I kept listing potatoes as I boarded my train back to the city.
People say the country is quiet, but I have not found that to be so.
Perhaps I am in the wrong country.
Tally-ho!
Victoria
Footnotes
Horseback riding has recently been brought back to Central Park, but only when it’s not too hot (or too cold) for the horses. On the rare days when the weather is temperate enough, I can see the horses from the windows of my new apartment.
One could say, the start of both world wars is a little murky, since it begs the questions of “started where?” But since we are talking about going to the country, Britain entered WWI on August 4th, 1914 and WW2 on September 3rd, 1939. As someone who has a late summer birthday, I think about this frequently.

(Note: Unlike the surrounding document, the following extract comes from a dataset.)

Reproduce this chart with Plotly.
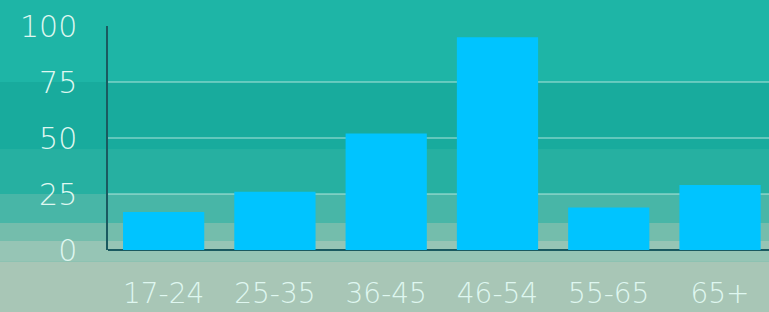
import plotly.graph_objects as go

categories = ["17-24", "25-35", "36-45", "46-54", "55-65", "65+"]
values = [17, 26, 52, 95, 19, 29]
y_ticks = [0, 25, 50, 75, 100]

fig = go.Figure()
fig.add_trace(go.Bar(
    x=categories, y=values,
    marker=dict(color="#00c4ff", line=dict(width=0)),
    width=0.73,
))

# watercolor-like background bands (paper coordinates)
bands = [
    (1.2, 0.75, "#1eb5a6"),
    (0.75, 0.45, "#18ab9d"),
    (0.45, 0.25, "#26b0a1"),
    (0.25, 0.12, "#48b6a7"),
    (0.12, 0.04, "#74bdac"),
    (0.04, -0.05, "#96c5b5"),
    (-0.05, -0.3, "#a8c6b6"),
]
for y1, y0, c in bands:
    fig.add_shape(type="rect", xref="paper", yref="paper", x0=-0.2, x1=1.1,
                  y0=y0, y1=y1, fillcolor=c, line=dict(width=0), layer="below")

font = dict(family="DejaVu Sans, Open Sans, sans-serif", color="#dff7f0", size=29, weight=200)

fig.update_layout(
    width=769, height=312,
    margin=dict(l=108, r=0, t=26, b=62),
    paper_bgcolor="#1eb5a6",
    plot_bgcolor="rgba(0,0,0,0)",
    showlegend=False,
    font=font,
    xaxis=dict(
        range=[-0.5, 5.44],
        showgrid=False, showline=False, zeroline=False,
        ticks="", ticklabelstandoff=24,
        tickfont=dict(size=28),
    ),
    yaxis=dict(
        range=[0, 100], tickvals=y_ticks,
        showgrid=True, gridcolor="rgba(210,242,235,0.4)", gridwidth=1.5,
        showline=True, linecolor="#1a5a60", linewidth=1.5,
        zeroline=True, zerolinecolor="#1a5a60", zerolinewidth=2,
        ticks="", ticklabelstandoff=23,
        tickfont=dict(size=30),
    ),
)

fig.write_html("out.html", config={"displayModeBar": False},
               post_script="document.body.style.margin='0';document.body.style.padding='0';")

During the last season of I Love Lucy, the Ricardos moved to Westport. During the third grade, I told my teacher I, too, had to move to Westport and since I was not allowed, I was, therefore, too depressed to attend school.
Magda Gabor is little known, Eva Gabor starred on Green Acres, and Zsa Zsa Gabor slapped a police officer.
I first heard “rich people in big houses” referred to as a genre by Lear deBessonet, which I thought was a great way to describe my taste in film and literature, and a genre I can absolutely excel in. I adore Lear, but this is, apparently, not quite how she meant it.
I have ridden a horse in Siberia.
I am very good on horseback. Probably.
In the classic film, Bringing Up Baby, most of the plot involves looking for a leopard in Connecticut. The leopard likes music, particularly the song “I Can’t Give You Anything but Love.”
Hitting two sticks together keeps away mountain lions. Not bears. This is a lesson learned from The Parent Trap.
Speaking of bears, in one of my television projects that would be great on HBO or Apple, there is an ongoing comedic bit about bears. Please inquire!
I am available to create a remake of Green Acres.
“Dream awhile, scheme awhile” are lyrics from “I Can’t Give You Anything but Love.”
I first heard the phrase tyranny of leisure in an interview with Elif Batuman. It really spoke to me.
In Cold Blood is a “non-fiction novel” by Truman Capote about a murder on a Kansas farm.
Listing potatoes is a great way to calm one’s nerves.